┌──

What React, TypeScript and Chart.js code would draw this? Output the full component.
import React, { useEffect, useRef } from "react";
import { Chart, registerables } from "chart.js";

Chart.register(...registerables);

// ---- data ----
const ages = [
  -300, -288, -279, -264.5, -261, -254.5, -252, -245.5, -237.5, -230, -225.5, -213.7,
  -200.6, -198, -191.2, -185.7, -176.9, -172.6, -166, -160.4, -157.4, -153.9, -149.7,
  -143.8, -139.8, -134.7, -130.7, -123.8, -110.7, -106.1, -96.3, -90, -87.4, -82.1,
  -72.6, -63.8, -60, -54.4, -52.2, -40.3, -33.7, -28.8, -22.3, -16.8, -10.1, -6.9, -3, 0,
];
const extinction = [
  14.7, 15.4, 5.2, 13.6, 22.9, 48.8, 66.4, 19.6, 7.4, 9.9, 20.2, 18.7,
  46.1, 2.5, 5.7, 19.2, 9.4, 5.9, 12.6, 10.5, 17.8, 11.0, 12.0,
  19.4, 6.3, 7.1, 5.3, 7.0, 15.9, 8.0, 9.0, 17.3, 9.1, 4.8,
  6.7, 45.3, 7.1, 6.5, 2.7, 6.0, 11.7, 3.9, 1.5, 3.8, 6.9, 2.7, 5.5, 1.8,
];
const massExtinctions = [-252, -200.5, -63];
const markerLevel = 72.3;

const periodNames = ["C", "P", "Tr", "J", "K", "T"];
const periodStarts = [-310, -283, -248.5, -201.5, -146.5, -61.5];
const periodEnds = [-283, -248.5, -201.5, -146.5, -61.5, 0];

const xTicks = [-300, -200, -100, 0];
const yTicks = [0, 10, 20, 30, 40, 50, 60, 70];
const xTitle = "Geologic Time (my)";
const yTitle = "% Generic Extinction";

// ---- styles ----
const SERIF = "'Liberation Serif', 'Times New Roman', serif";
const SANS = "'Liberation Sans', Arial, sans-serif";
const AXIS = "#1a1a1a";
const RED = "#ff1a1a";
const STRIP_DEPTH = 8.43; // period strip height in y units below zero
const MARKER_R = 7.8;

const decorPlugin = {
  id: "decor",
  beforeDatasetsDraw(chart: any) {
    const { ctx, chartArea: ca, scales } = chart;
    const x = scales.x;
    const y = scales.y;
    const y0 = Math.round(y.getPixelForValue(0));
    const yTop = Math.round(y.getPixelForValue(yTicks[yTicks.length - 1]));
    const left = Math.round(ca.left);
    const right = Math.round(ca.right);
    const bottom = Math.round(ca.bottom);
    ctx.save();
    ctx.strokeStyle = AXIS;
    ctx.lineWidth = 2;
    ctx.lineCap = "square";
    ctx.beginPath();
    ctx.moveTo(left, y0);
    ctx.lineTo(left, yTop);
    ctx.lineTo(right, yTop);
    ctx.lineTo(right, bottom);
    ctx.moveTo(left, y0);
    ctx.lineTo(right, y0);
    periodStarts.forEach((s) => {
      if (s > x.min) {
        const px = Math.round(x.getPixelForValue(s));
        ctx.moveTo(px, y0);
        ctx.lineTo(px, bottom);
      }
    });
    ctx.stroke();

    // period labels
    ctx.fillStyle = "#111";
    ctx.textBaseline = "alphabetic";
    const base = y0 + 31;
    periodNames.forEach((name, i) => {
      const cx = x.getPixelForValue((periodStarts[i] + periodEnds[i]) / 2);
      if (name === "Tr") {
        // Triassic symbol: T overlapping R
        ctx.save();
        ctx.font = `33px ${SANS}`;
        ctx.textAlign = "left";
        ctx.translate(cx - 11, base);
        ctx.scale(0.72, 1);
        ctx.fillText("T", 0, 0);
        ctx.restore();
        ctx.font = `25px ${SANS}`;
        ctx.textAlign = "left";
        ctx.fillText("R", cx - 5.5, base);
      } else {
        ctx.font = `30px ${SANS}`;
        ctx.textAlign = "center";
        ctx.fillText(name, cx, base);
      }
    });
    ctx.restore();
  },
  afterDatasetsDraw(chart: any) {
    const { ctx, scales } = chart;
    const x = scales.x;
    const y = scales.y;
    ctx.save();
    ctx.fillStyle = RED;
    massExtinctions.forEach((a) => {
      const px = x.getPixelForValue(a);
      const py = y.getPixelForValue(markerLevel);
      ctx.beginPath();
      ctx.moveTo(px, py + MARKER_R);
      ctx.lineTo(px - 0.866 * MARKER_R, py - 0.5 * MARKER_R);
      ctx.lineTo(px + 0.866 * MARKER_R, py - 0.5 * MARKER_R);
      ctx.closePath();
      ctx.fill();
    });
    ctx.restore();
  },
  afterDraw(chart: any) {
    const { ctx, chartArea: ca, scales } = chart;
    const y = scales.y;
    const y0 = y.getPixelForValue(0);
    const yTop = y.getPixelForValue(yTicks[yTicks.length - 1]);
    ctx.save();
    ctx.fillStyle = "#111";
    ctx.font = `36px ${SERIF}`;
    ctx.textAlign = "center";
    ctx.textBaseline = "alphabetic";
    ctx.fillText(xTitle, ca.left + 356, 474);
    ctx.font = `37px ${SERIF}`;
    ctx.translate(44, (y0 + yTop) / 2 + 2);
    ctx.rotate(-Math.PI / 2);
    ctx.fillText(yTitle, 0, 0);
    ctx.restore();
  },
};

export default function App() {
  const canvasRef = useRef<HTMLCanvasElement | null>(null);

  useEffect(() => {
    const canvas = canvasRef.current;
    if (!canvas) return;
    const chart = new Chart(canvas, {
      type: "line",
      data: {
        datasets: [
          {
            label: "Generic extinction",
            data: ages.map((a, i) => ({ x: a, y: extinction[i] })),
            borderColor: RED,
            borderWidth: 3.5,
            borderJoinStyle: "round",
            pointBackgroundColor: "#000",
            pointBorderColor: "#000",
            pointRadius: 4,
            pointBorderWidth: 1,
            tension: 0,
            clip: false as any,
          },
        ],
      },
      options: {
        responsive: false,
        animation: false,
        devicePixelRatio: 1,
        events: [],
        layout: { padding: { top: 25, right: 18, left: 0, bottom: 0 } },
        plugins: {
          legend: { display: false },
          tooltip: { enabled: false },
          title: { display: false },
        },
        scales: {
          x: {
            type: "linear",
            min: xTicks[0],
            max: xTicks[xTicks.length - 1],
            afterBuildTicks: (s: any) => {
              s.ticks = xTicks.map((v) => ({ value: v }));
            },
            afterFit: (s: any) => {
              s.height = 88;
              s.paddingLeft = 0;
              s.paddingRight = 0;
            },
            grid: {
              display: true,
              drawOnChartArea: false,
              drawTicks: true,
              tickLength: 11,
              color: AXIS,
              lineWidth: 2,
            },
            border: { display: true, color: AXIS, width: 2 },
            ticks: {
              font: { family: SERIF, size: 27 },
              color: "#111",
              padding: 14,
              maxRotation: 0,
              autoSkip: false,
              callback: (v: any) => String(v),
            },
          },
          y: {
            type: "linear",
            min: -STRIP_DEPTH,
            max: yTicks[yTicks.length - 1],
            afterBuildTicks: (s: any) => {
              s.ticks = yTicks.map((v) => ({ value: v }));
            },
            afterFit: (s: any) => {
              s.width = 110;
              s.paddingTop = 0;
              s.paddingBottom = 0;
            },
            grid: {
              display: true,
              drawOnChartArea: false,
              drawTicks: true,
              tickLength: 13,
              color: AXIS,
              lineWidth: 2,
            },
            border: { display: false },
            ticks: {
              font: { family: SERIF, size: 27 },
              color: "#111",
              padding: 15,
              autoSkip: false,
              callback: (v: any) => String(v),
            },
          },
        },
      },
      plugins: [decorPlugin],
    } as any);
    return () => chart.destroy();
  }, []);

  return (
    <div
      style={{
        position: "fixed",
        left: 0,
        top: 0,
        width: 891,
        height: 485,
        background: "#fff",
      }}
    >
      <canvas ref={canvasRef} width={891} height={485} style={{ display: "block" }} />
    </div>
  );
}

└──

## Task instructions
Using the data above, restate word for word the lines from its opening line through the line that contains "const markerLevel = 72.3;", and no more.

## Task solution
What React, TypeScript and Chart.js code would draw this? Output the full component.
import React, { useEffect, useRef } from "react";
import { Chart, registerables } from "chart.js";

Chart.register(...registerables);

// ---- data ----
const ages = [
  -300, -288, -279, -264.5, -261, -254.5, -252, -245.5, -237.5, -230, -225.5, -213.7,
  -200.6, -198, -191.2, -185.7, -176.9, -172.6, -166, -160.4, -157.4, -153.9, -149.7,
  -143.8, -139.8, -134.7, -130.7, -123.8, -110.7, -106.1, -96.3, -90, -87.4, -82.1,
  -72.6, -63.8, -60, -54.4, -52.2, -40.3, -33.7, -28.8, -22.3, -16.8, -10.1, -6.9, -3, 0,
];
const extinction = [
  14.7, 15.4, 5.2, 13.6, 22.9, 48.8, 66.4, 19.6, 7.4, 9.9, 20.2, 18.7,
  46.1, 2.5, 5.7, 19.2, 9.4, 5.9, 12.6, 10.5, 17.8, 11.0, 12.0,
  19.4, 6.3, 7.1, 5.3, 7.0, 15.9, 8.0, 9.0, 17.3, 9.1, 4.8,
  6.7, 45.3, 7.1, 6.5, 2.7, 6.0, 11.7, 3.9, 1.5, 3.8, 6.9, 2.7, 5.5, 1.8,
];
const massExtinctions = [-252, -200.5, -63];
const markerLevel = 72.3;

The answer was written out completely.